Likuiditas bank BUKU III masih bakal jadi yang paling ketat tahun ini



KONTAN.CO.ID - JAKARTA. Risiko pengetatan likuiditas perbankan masih terbuka di tahun ini. Sebabnya, sampai dengan akhir tahun lalu pertumbuhan kredit masih jauh melampaui pertumbuhan dana pihak ketiga (DPK).

Data Lembaga Penjamin Simpanan (LPS) menunjukan per November 2018 lalu kredit perbankan sudah naik 12,1% secara year on year (yoy). Sementara kredit baru tumbuh sebesar 7,2% yoy pada periode yang sama. 

Alhasil, rasio loan to deposit ratio (LDR) perbankan kian mengetat hingga bergerak ke level 92,6% per November 2018.


Praktis, rasio tersebut sudah berada di atas batas aman yang diterapkan regulator alias prudential limit sebesar 92%. Pun, kondisi ini memang sudah berlangsung sejak beberapa bulan terakhir di tahun 2018.

Kepala Eksekutif LPS Fauzi Ichsan memperkirakan tahun ini likuiditas masih akan mengetat. Sebabnya, hitung-hitungan LPS memproyeksikan kredit masih akan tumbuh sebesar 12,4% tahun ini. Sedangkan DPK diperkirakan akan tumbuh 9% saja di tahun 2019.

Sementara itu, berdasarkan kelompok usaha (BUKU), LPS menyebut bank BUKU III masih akan mengalami pengetatan likuiditas paling parah dari BUKU I, II dan IV tahun ini. "BUKU III masih mengalami masalah likuiditas, LDRnya terbilang paling tinggi diantara semua kelompok bank," ujarnya.

Memang bila ditelisik, LDR bank BUKU III pada periode November 2018 sudah beranjak ke level 101,6%. Jauh lebih tinggi dibandingkan periode tahun sebelumnya 95,6%. Penyebabnya, kredit BUKU III per November 2018 lalu naik 10,4% padahal DPK baru tumbuh 3,9%.

Alhasil, Fauzi menyebut isu utama yang bakal menghadang BUKU III di tahun ini masih sama yaitu perebutan dana untuk menjaga likuiditas.

Menanggapi hal tersebut, Direktur Resiko, Strategi dan Kepatuhan PT Bank Tabungan Negara Tbk (BTN) Mahelan Prabantarikso mengakui kalau tren likuiditas kian mengetat.

Sampai akhir tahun lalu pun, bank BUKU III terbesar di Indonesia ini masih mencatatkan LDR di level 100% ke atas. Hanya saja, Mahelan mengatakan tingginya LDR perseroan lebih disebabkan portofolio kredit BTN yang 90% memiliki tenor jangka panjang alias kredit perumahan rakyat (KPR).
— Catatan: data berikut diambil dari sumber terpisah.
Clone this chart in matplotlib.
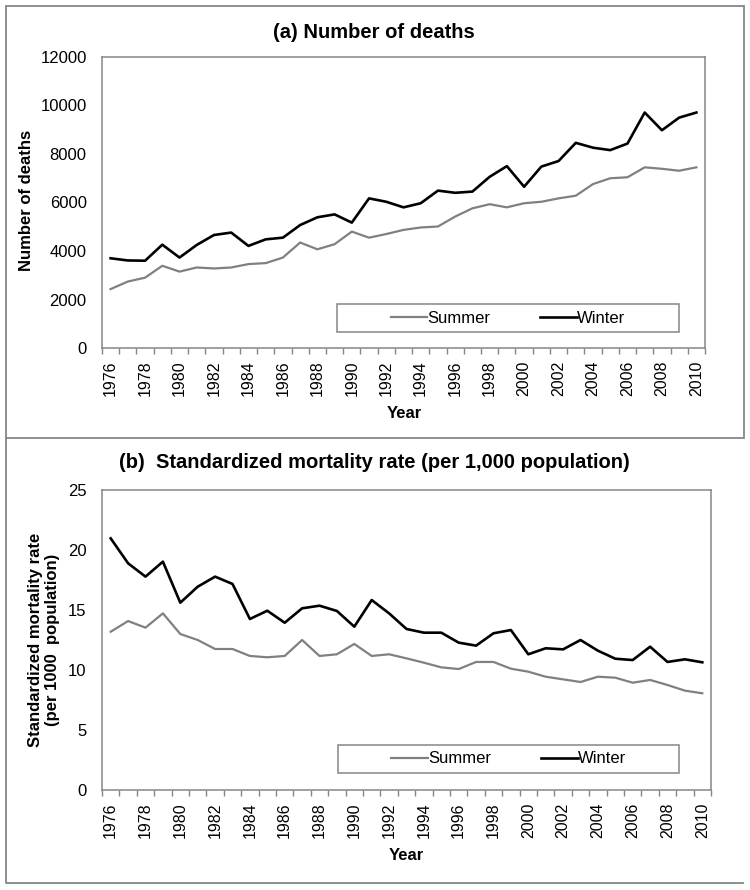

Alih-alih untuk memitigasi risiko likuiditas, tahun ini BTN juga bakal menggalang pendanaan dari pasar alias wholesale. "Kami targetkan wholesale funding (pendanaan) di posisi kurang lebih 10% dari total funding di tahun ini," ujarnya kepada Kontan.co.id, Jumat (11/1).

Mahelan juga menyebut, posisi Liquidity Coverage Ratio (LCR) sebenarnya masih sesuai ketentuan oleh Otoritas Jasa Keuangan (OJK) yaitu di atas 95%. Demikian pula, rasio alat likuid terhadap non-core deposit (AL/NCD) BTN relatif terjaga di atas 50%.

Meski begitu, bank bersandi bursa BBTN ini tetap akan lebih agresif menggalang DPK tahun ini. Setidaknya, BTN berharap DPK mampu tumbuh di kisaran 15%-16% atau sesuai dengan pertumbuhan kredit.

Berbanding terbalik dengan BTN, PT Bank Pembangunan Daerah Jawa Timur Tbk (Bank Jatim) malah memiliki likuiditas yang cukup longgar. Direktur Keuangan Bank Jatim Ferdian Satyagraha bilang per Desember 2018 lalu posisi LDR perseroan ada di bawah 70%.

Hal ini dikarenakan, sudah kembali masuknya dana-dana Pemerintah Daerah (Pemda) yang sempat ditarik. Selain itu, pertumbuhan DPK Bank Jatim tahun lalu sangat tinggi mencapai 27% yoy.

Namun di tahun 2019, Bank Jatim bakal lebih gencar mendorong kredit agar LDR bisa bergerak naik menyentuh 80%. "Kami akan tetap jaga dana, termasuk strategi menggalang dana. Akan ada produk tabungan format harian untuk menarik kontraktor dan dana cair dari Pemda," terangnya.